- Exercise details
Copy out, with no alterations, the lines below running from the one containing "Write a web" to the one containing "const yLogRange = [lg(yRange[0]), lg(yRange[1])];", inclusive at each end; pictures are omitted.

* begin *

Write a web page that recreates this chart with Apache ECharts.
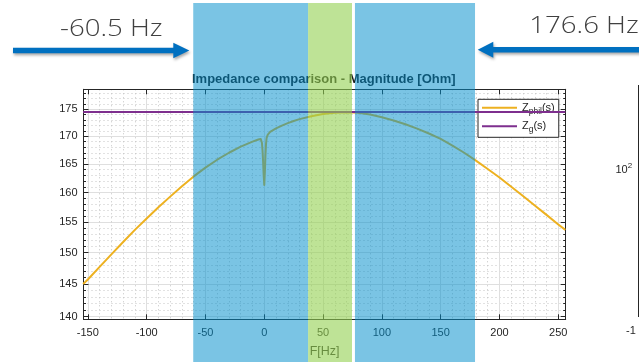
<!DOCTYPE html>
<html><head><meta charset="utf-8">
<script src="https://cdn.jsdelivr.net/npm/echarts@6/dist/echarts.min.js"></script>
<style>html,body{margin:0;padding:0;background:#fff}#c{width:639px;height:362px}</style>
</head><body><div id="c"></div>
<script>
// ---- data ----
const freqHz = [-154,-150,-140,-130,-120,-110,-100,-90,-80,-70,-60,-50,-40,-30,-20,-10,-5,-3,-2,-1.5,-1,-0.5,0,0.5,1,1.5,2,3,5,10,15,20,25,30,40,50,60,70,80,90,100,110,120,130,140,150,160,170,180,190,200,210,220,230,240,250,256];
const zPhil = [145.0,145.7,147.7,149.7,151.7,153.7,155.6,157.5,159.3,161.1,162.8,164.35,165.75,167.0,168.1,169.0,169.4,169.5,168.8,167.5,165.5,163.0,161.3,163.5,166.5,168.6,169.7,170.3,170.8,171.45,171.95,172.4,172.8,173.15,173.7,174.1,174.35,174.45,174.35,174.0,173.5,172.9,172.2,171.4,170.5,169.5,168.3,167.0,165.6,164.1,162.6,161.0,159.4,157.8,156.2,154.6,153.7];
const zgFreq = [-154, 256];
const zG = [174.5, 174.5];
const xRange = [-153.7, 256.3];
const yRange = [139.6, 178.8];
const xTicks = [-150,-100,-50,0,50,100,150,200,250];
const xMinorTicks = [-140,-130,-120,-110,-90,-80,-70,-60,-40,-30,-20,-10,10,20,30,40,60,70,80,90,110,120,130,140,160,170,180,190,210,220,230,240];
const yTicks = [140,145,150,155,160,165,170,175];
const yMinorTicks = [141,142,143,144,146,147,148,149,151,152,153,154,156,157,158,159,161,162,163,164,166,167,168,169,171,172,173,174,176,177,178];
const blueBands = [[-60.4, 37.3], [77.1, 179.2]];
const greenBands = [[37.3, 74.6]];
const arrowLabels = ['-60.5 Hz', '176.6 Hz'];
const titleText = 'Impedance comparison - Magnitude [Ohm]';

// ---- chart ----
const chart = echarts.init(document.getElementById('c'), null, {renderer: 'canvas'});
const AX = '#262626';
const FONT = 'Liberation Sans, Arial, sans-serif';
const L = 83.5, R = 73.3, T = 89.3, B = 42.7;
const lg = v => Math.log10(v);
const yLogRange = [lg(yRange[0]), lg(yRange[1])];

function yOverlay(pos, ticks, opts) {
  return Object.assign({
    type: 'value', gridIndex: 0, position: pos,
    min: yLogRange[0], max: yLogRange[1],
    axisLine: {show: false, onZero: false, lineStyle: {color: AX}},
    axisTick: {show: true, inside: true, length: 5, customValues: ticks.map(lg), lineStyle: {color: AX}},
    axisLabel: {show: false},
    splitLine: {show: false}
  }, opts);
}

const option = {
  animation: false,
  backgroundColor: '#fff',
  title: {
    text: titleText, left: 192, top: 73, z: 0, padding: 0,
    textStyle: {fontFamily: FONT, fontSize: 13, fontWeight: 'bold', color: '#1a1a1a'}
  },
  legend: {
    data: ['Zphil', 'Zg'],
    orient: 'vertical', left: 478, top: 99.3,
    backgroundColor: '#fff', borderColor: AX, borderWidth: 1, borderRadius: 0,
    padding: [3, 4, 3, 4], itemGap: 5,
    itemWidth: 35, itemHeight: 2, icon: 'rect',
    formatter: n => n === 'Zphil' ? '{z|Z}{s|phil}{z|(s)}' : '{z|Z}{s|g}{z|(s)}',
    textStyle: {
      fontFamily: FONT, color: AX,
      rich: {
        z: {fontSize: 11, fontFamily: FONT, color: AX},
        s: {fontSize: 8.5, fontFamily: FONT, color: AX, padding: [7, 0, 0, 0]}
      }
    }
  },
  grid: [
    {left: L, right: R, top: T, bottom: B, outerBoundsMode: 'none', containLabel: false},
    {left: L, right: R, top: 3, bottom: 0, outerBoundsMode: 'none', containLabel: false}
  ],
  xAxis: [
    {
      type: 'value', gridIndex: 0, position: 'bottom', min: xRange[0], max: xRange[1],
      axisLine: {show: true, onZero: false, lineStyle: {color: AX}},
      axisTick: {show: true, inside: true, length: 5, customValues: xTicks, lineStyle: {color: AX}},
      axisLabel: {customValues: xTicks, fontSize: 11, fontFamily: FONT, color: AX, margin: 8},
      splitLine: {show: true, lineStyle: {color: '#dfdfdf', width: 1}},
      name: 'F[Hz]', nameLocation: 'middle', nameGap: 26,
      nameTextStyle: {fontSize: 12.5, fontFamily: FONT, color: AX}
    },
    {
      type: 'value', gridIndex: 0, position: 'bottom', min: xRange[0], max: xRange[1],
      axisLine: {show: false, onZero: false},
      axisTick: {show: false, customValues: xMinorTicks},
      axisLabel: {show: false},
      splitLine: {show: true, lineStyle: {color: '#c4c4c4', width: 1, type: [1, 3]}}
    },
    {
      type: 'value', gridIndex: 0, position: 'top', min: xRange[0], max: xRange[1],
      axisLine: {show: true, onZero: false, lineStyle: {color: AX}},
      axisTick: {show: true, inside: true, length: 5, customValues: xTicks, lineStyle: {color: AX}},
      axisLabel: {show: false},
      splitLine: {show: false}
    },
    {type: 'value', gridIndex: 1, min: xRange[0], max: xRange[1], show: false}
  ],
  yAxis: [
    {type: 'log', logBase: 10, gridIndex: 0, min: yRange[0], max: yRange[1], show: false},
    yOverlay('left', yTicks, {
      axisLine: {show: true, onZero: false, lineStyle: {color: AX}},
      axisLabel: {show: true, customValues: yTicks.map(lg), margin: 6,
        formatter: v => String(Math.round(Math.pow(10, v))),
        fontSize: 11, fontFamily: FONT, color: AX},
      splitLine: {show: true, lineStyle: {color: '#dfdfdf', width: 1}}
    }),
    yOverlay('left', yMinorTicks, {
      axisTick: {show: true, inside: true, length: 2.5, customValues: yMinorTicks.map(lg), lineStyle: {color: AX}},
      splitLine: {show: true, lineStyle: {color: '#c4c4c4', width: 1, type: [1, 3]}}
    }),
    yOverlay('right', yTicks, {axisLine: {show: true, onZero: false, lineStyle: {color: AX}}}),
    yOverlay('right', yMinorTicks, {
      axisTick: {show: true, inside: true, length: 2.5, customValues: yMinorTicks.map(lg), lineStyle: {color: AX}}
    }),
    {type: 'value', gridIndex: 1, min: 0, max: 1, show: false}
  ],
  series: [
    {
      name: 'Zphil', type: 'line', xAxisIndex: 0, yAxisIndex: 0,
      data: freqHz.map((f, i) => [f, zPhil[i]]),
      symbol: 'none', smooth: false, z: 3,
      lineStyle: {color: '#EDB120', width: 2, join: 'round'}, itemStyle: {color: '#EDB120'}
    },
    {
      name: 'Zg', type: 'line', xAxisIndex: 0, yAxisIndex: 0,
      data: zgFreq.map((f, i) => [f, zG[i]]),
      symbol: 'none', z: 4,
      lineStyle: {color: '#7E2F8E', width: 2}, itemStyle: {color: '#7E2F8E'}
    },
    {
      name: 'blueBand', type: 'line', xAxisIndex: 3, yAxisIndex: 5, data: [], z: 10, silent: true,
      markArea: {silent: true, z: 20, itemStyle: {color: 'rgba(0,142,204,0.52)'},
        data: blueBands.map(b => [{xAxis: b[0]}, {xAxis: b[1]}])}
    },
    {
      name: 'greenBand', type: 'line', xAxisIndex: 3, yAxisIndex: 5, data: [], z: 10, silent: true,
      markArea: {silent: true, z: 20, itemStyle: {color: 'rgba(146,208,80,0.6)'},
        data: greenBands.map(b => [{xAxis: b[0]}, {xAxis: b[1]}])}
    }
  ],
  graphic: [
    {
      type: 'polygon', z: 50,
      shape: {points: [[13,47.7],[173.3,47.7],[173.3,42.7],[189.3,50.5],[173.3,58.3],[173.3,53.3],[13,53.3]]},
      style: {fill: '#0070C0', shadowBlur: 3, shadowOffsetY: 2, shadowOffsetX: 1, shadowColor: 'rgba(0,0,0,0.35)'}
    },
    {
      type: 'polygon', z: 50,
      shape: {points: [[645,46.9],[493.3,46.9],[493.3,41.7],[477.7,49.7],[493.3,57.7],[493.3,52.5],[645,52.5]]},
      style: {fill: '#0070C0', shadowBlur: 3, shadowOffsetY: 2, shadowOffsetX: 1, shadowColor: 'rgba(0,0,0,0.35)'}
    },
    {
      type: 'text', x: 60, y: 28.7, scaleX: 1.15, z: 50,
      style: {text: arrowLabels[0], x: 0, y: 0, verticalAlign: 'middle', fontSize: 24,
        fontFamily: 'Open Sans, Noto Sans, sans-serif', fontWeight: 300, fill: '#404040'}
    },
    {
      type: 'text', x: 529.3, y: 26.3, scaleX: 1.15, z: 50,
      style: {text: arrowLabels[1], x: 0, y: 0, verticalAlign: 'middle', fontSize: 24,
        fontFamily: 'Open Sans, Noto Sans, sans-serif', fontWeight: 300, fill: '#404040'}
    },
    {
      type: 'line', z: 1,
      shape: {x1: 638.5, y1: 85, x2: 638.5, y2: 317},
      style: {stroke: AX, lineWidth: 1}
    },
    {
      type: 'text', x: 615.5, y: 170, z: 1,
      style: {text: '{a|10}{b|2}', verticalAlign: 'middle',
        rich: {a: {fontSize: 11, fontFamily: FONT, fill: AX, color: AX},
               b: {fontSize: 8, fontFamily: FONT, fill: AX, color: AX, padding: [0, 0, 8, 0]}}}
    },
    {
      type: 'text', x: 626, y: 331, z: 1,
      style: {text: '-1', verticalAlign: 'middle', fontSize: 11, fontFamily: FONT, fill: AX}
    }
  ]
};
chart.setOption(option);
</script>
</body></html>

* end *
* begin *

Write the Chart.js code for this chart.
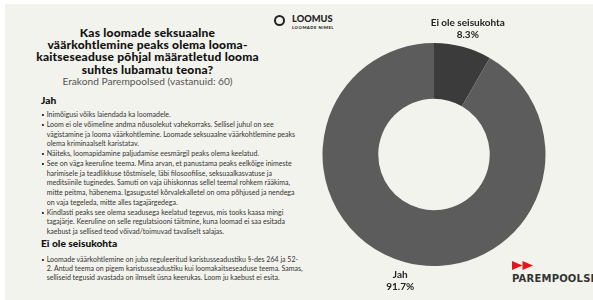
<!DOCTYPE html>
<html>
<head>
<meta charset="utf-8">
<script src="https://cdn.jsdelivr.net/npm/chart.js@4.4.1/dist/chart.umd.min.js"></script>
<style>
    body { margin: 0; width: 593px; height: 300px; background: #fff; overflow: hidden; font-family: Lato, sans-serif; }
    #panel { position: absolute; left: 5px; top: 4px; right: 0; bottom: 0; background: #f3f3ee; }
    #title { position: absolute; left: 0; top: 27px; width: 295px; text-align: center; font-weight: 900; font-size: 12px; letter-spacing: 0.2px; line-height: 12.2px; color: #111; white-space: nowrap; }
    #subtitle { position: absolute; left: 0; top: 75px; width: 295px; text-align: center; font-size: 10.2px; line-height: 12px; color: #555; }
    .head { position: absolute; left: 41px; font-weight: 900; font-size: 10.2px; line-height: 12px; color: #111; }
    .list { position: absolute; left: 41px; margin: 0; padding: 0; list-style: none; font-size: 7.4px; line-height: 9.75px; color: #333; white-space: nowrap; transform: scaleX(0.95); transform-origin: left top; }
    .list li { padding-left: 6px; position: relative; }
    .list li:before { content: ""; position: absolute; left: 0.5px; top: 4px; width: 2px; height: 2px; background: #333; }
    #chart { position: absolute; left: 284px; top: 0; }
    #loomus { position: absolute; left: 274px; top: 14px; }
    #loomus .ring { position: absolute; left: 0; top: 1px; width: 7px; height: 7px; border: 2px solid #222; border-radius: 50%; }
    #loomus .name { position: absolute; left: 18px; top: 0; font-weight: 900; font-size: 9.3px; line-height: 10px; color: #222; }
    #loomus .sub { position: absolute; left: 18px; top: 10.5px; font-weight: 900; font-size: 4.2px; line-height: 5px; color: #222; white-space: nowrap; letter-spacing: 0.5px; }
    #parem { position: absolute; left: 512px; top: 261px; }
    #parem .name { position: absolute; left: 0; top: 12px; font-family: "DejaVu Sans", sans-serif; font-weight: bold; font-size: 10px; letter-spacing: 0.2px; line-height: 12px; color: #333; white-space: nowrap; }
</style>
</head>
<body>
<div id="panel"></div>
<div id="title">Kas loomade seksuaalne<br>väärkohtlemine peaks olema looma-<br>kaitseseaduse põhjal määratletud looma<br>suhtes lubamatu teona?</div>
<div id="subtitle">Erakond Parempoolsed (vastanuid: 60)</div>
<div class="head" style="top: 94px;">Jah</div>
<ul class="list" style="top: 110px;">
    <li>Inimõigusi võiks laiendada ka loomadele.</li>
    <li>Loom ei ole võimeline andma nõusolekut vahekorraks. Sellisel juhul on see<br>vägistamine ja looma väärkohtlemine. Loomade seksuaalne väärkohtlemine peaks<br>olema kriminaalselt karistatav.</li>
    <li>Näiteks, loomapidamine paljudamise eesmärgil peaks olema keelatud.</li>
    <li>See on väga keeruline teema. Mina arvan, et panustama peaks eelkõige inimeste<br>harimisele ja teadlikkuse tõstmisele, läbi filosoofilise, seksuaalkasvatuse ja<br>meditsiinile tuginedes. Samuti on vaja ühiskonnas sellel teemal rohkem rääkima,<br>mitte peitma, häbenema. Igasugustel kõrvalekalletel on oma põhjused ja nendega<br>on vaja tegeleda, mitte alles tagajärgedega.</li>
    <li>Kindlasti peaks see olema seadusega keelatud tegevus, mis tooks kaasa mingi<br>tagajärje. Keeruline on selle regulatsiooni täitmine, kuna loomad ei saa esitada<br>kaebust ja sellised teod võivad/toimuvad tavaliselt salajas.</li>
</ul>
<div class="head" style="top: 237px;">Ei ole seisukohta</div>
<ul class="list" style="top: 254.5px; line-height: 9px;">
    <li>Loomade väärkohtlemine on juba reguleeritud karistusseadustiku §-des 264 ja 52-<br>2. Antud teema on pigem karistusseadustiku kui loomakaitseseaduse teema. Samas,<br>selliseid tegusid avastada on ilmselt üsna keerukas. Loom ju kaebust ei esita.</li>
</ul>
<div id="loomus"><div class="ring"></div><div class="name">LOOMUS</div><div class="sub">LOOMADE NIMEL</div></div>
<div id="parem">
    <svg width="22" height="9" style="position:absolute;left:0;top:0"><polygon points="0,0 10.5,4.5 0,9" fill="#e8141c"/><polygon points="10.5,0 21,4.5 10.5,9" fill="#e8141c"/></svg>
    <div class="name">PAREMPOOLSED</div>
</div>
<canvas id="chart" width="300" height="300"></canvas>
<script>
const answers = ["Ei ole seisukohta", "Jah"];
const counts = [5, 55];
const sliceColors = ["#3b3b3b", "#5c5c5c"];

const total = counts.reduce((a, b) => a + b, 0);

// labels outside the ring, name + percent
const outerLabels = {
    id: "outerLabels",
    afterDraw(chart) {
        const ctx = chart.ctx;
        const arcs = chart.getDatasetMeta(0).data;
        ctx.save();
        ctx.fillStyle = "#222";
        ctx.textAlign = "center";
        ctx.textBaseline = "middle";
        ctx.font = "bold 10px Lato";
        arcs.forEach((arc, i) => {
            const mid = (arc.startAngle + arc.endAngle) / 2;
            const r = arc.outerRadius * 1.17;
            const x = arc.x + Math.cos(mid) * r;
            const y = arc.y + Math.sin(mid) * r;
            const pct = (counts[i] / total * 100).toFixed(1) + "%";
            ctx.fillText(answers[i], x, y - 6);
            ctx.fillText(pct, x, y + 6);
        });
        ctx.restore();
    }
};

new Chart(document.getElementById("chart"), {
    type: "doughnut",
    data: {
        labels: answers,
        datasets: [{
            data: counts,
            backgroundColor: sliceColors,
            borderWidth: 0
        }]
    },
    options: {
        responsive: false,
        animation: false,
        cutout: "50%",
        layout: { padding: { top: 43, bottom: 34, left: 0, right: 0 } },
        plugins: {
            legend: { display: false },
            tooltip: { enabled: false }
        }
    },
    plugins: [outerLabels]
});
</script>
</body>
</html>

* end *

- Result of this task
Write a web page that recreates this chart with Apache ECharts.
<!DOCTYPE html>
<html><head><meta charset="utf-8">
<script src="https://cdn.jsdelivr.net/npm/echarts@6/dist/echarts.min.js"></script>
<style>html,body{margin:0;padding:0;background:#fff}#c{width:639px;height:362px}</style>
</head><body><div id="c"></div>
<script>
// ---- data ----
const freqHz = [-154,-150,-140,-130,-120,-110,-100,-90,-80,-70,-60,-50,-40,-30,-20,-10,-5,-3,-2,-1.5,-1,-0.5,0,0.5,1,1.5,2,3,5,10,15,20,25,30,40,50,60,70,80,90,100,110,120,130,140,150,160,170,180,190,200,210,220,230,240,250,256];
const zPhil = [145.0,145.7,147.7,149.7,151.7,153.7,155.6,157.5,159.3,161.1,162.8,164.35,165.75,167.0,168.1,169.0,169.4,169.5,168.8,167.5,165.5,163.0,161.3,163.5,166.5,168.6,169.7,170.3,170.8,171.45,171.95,172.4,172.8,173.15,173.7,174.1,174.35,174.45,174.35,174.0,173.5,172.9,172.2,171.4,170.5,169.5,168.3,167.0,165.6,164.1,162.6,161.0,159.4,157.8,156.2,154.6,153.7];
const zgFreq = [-154, 256];
const zG = [174.5, 174.5];
const xRange = [-153.7, 256.3];
const yRange = [139.6, 178.8];
const xTicks = [-150,-100,-50,0,50,100,150,200,250];
const xMinorTicks = [-140,-130,-120,-110,-90,-80,-70,-60,-40,-30,-20,-10,10,20,30,40,60,70,80,90,110,120,130,140,160,170,180,190,210,220,230,240];
const yTicks = [140,145,150,155,160,165,170,175];
const yMinorTicks = [141,142,143,144,146,147,148,149,151,152,153,154,156,157,158,159,161,162,163,164,166,167,168,169,171,172,173,174,176,177,178];
const blueBands = [[-60.4, 37.3], [77.1, 179.2]];
const greenBands = [[37.3, 74.6]];
const arrowLabels = ['-60.5 Hz', '176.6 Hz'];
const titleText = 'Impedance comparison - Magnitude [Ohm]';

// ---- chart ----
const chart = echarts.init(document.getElementById('c'), null, {renderer: 'canvas'});
const AX = '#262626';
const FONT = 'Liberation Sans, Arial, sans-serif';
const L = 83.5, R = 73.3, T = 89.3, B = 42.7;
const lg = v => Math.log10(v);
const yLogRange = [lg(yRange[0]), lg(yRange[1])];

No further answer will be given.